# A little bit of improv



## LarryShone

I had been away from the piano for quite a while-life has a habit of getting in the way, especially when you have kids off school for the summer!
Anyway I sat down and just started noodling with minor keys-I tend to favour minor or sharp keys. 
I hadn't intended to record anything -I didnt plan it like I normally would do and so I just used the selfie camera on my phone. Hence the image is reversed and the sound quality isnt great. But I have discovered that doing this is a good way of getting ideas for pieces to develop later. Getting it recorded helps me remember it. I dont read music so I play by ear. And improvising is such fun.
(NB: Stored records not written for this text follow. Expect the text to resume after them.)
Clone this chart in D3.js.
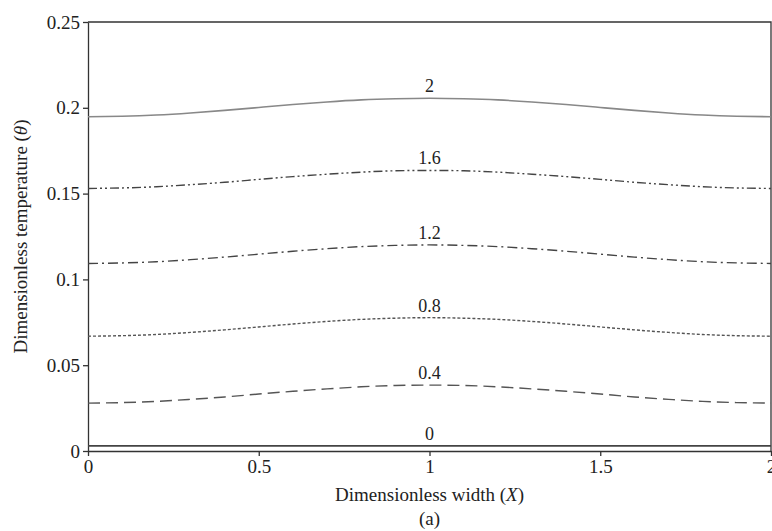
<!DOCTYPE html>
<html>
<head>
<meta charset="utf-8">
<script src="https://cdn.jsdelivr.net/npm/d3@7/dist/d3.min.js"></script>
<style>
  body { margin: 0; background: #fff; }
  text { font-family: "Liberation Serif", "Times New Roman", serif; fill: #222; }
</style>
</head>
<body>
<svg id="chart" width="772" height="531"></svg>
<script>
// x positions (dimensionless width)
var xValues = [0, 0.1, 0.2, 0.3, 0.4, 0.5, 0.6, 0.7, 0.8, 0.9, 1, 1.1, 1.2, 1.3, 1.4, 1.5, 1.6, 1.7, 1.8, 1.9, 2]
// curve labels (time)
var curveLabels = ['2', '1.6', '1.2', '0.8', '0.4', '0']
// temperature for each curve
var theta2 = [0.1948, 0.1951, 0.1958, 0.1970, 0.1985, 0.2002, 0.2019, 0.2034, 0.2046, 0.2053, 0.2056, 0.2053, 0.2046, 0.2034, 0.2019, 0.2002, 0.1985, 0.1970, 0.1958, 0.1951, 0.1948]
var theta16 = [0.1530, 0.1533, 0.1540, 0.1552, 0.1566, 0.1583, 0.1599, 0.1613, 0.1625, 0.1633, 0.1635, 0.1633, 0.1625, 0.1613, 0.1599, 0.1583, 0.1566, 0.1552, 0.1540, 0.1533, 0.1530]
var theta12 = [0.1093, 0.1096, 0.1103, 0.1115, 0.1130, 0.1147, 0.1164, 0.1179, 0.1191, 0.1198, 0.1201, 0.1198, 0.1191, 0.1179, 0.1164, 0.1147, 0.1130, 0.1115, 0.1103, 0.1096, 0.1093]
var theta08 = [0.0669, 0.0672, 0.0679, 0.0691, 0.0706, 0.0723, 0.0740, 0.0755, 0.0767, 0.0774, 0.0777, 0.0774, 0.0767, 0.0755, 0.0740, 0.0723, 0.0706, 0.0691, 0.0679, 0.0672, 0.0669]
var theta04 = [0.0279, 0.0282, 0.0289, 0.0301, 0.0315, 0.0332, 0.0348, 0.0362, 0.0374, 0.0382, 0.0384, 0.0382, 0.0374, 0.0362, 0.0348, 0.0332, 0.0315, 0.0301, 0.0289, 0.0282, 0.0279]
var theta0 = [0.003, 0.003, 0.003, 0.003, 0.003, 0.003, 0.003, 0.003, 0.003, 0.003, 0.003, 0.003, 0.003, 0.003, 0.003, 0.003, 0.003, 0.003, 0.003, 0.003, 0.003]
var xTicks = [0, 0.5, 1, 1.5, 2]
var yTicks = [0, 0.05, 0.1, 0.15, 0.2, 0.25]

var svg = d3.select('#chart')
var margin = { top: 22, right: 1, bottom: 80, left: 88 }
var width = 772 - margin.left - margin.right
var height = 531 - margin.top - margin.bottom

var x = d3.scaleLinear().domain([0, 2]).range([0, width])
var y = d3.scaleLinear().domain([0, 0.25]).range([height, 0])

var g = svg.append('g')
  .attr('transform', 'translate(' + margin.left + ',' + margin.top + ')')

// frame top / right
g.append('path')
  .attr('d', 'M0,0H' + width + 'V' + height)
  .attr('fill', 'none')
  .attr('stroke', '#333')
  .attr('stroke-width', 1.3)

var xAxis = g.append('g')
  .attr('transform', 'translate(0,' + height + ')')
  .call(d3.axisBottom(x).tickValues(xTicks).tickSize(5).tickSizeOuter(0)
    .tickFormat(function (d) { return String(d) }))
var yAxis = g.append('g')
  .call(d3.axisLeft(y).tickValues(yTicks).tickSize(5).tickSizeOuter(0)
    .tickFormat(function (d) { return String(+d.toFixed(2)) }))

svg.selectAll('.domain, .tick line').attr('stroke', '#333').attr('stroke-width', 1.3)
svg.selectAll('.tick text')
  .style('font-family', '"Liberation Serif", serif')
  .style('font-size', '19px')
  .attr('fill', '#222')
xAxis.selectAll('.tick text').attr('dy', '0.85em').attr('y', 6)
yAxis.selectAll('.tick text').attr('x', -8)

var series = [
  { label: curveLabels[0], values: theta2, dash: null, color: '#888', w: 1.6 },
  { label: curveLabels[1], values: theta16, dash: '9,3,2,3,2,3', color: '#444', w: 1.4 },
  { label: curveLabels[2], values: theta12, dash: '10,4,2,4', color: '#444', w: 1.4 },
  { label: curveLabels[3], values: theta08, dash: '3,2', color: '#555', w: 1.4 },
  { label: curveLabels[4], values: theta04, dash: '12,6', color: '#555', w: 1.4 },
  { label: curveLabels[5], values: theta0, dash: null, color: '#444', w: 1.6 }
]

var line = d3.line()
  .x(function (d, i) { return x(xValues[i]) })
  .y(function (d) { return y(d) })
  .curve(d3.curveNatural)

series.forEach(function (s) {
  g.append('path')
    .datum(s.values)
    .attr('d', line)
    .attr('fill', 'none')
    .attr('stroke', s.color)
    .attr('stroke-width', s.w)
    .attr('stroke-dasharray', s.dash)
  g.append('text')
    .attr('x', x(1))
    .attr('y', y(d3.max(s.values)) - 6)
    .attr('text-anchor', 'middle')
    .style('font-size', '18px')
    .text(s.label)
})

// axis titles
var xt = svg.append('text')
  .attr('x', margin.left + width / 2)
  .attr('y', 501)
  .attr('text-anchor', 'middle')
  .style('font-size', '19px')
xt.append('tspan').text('Dimensionless width (')
xt.append('tspan').style('font-style', 'italic').text('X')
xt.append('tspan').text(')')

var yt = svg.append('text')
  .attr('transform', 'translate(27,' + (margin.top + height / 2) + ') rotate(-90)')
  .attr('text-anchor', 'middle')
  .style('font-size', '19px')
yt.append('tspan').text('Dimensionless temperature (')
yt.append('tspan').style('font-style', 'italic').text('θ')
yt.append('tspan').text(')')

svg.append('text')
  .attr('x', margin.left + width / 2)
  .attr('y', 525)
  .attr('text-anchor', 'middle')
  .style('font-size', '19px')
  .text('(a)')
</script>
</body>
</html>
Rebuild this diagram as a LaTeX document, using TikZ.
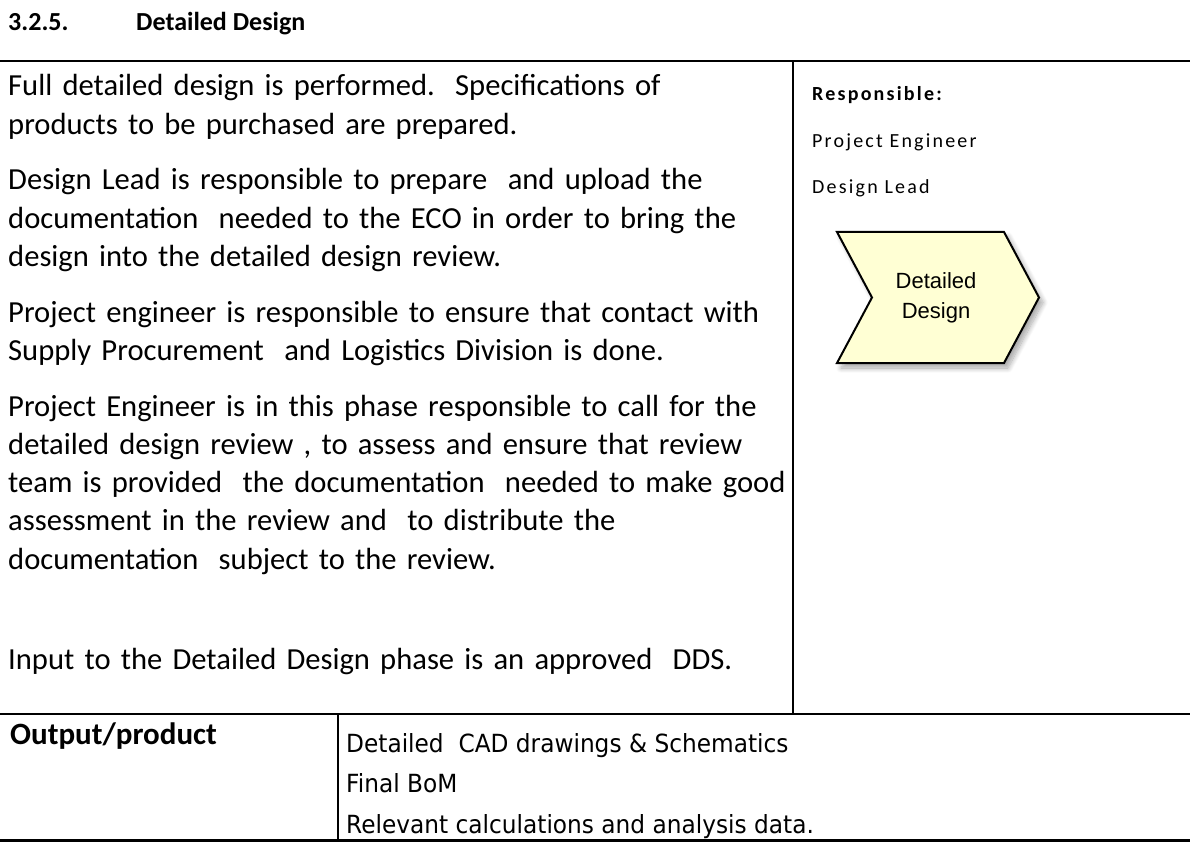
\documentclass[tikz,border=0pt]{standalone}
\usepackage{fontspec}
\setmainfont{Carlito}
\newfontfamily\respfont[LetterSpace=11]{Carlito}
\newfontfamily\chevfont{Liberation Sans}
\newfontfamily\itemfont[FakeStretch=0.93]{DejaVu Sans}
\usetikzlibrary{shadows.blur}
\definecolor{chevfill}{RGB}{255,255,212}
\frenchspacing

\begin{document}
\begin{tikzpicture}[x=1pt, y=-1pt,
        rule/.style={line width=2.2pt},
        title text/.style={anchor=base west, inner sep=0pt, font=\bfseries\fontsize{26}{31}\selectfont},
        body text/.style={anchor=base west, inner sep=0pt, text width=800pt, align=left,
            font=\fontsize{30.6}{38.25}\selectfont},
        resp text/.style={anchor=base west, inner sep=0pt, font=\respfont\fontsize{20}{24}\selectfont},
        item text/.style={anchor=base west, inner sep=0pt, font=\itemfont\fontsize{25}{30}\selectfont},
        chev text/.style={align=center, inner sep=0pt, font=\chevfont\fontsize{22}{30}\selectfont},
        phase/.style={draw=black, line width=2pt, fill=chevfill, line join=miter,
            blur shadow={shadow xshift=4pt, shadow yshift=-5pt, shadow blur radius=5pt,
                shadow blur steps=12, shadow opacity=35}}]
    \useasboundingbox (0,0) rectangle (1190,842);

    % heading
    \node[title text] (num) at (8,31) {3.2.5.};
    \node[title text] (title) at (136,31) {Detailed Design};

    % table lines
    \draw[rule] (0,61) -- (1190,61);
    \draw[rule] (0,714) -- (1190,714);
    \draw[rule] (0,840.5) -- (1190,840.5);
    \draw[line width=2pt] (793,61) -- (793,714);
    \draw[line width=2pt] (338,714) -- (338,840.5);

    % description
    \node[body text] (par1) at (8,96) {Full detailed design is performed.~ Specifications of\\
        products to be purchased are prepared.};
    \node[body text] (par2) at (8,190) {Design Lead is responsible to prepare~ and upload the\\
        documentation~ needed to the ECO in order to bring the\\
        design into the detailed design review.};
    \node[body text] (par3) at (8,322) {Project engineer is responsible to ensure that contact with\\
        Supply Procurement~ and Logistics Division is done.};
    \node[body text] (par4) at (8,416) {Project Engineer is in this phase responsible to call for the\\
        detailed design review , to assess and ensure that review\\
        team is provided~ the documentation~ needed to make good\\
        assessment in the review and~ to distribute the\\
        documentation~ subject to the review.};
    \node[body text] (input) at (8,669) {Input to the Detailed Design phase is an approved~ DDS.};

    % responsible
    \node[resp text] (resp) at (812,101) {\bfseries Responsible:};
    \node[resp text] (pe) at (812,148) {Project Engineer};
    \node[resp text] (dl) at (812,194) {Design Lead};

    % phase chevron
    \path[phase] (837,232) -- (1004,232) -- (1039,297.5) -- (1004,363)
        -- (837,363) -- (872,297.5) -- cycle;
    \node[chev text] (step) at (936,298) {Detailed\\Design};

    % output row
    \node[body text, font=\bfseries\fontsize{31}{38}\selectfont] (out) at (10,744) {Output/product};
    \node[item text] (cad) at (346,752) {Detailed~ CAD drawings \& Schematics};
    \node[item text] (bom) at (346,792) {Final BoM};
    \node[item text] (calc) at (346,833) {Relevant calculations and analysis data.};
\end{tikzpicture}
\end{document}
You never know where it might lead you...


----------



## Pugg

LarryShone said:


> I had been away from the piano for quite a while-life has a habit of getting in the way, especially when you have kids off school for the summer!
> Anyway I sat down and just started noodling with minor keys-I tend to favour minor or sharp keys.
> I hadn't intended to record anything -I didnt plan it like I normally would do and so I just used the selfie camera on my phone. Hence the image is reversed and the sound quality isnt great. But I have discovered that doing this is a good way of getting ideas for pieces to develop later. Getting it recorded helps me remember it. I dont read music so I play by ear. And improvising is such fun. You never know where it might lead you...


I like what your doing, only one remark, I do hear some strange noises when you put your fingers on the keyboard .


----------



## LarryShone

Pugg said:


> I like what your doing, only one remark, I do hear some strange noises when you put your fingers on the keyboard .


Thats because I used the front camera of my phone. Its quite low resolution. The audio is awful! I have other pieces recorded on my camera which sound better but I'm loathe to share them because I'm at beginner level and I'll just get shot down on here.


----------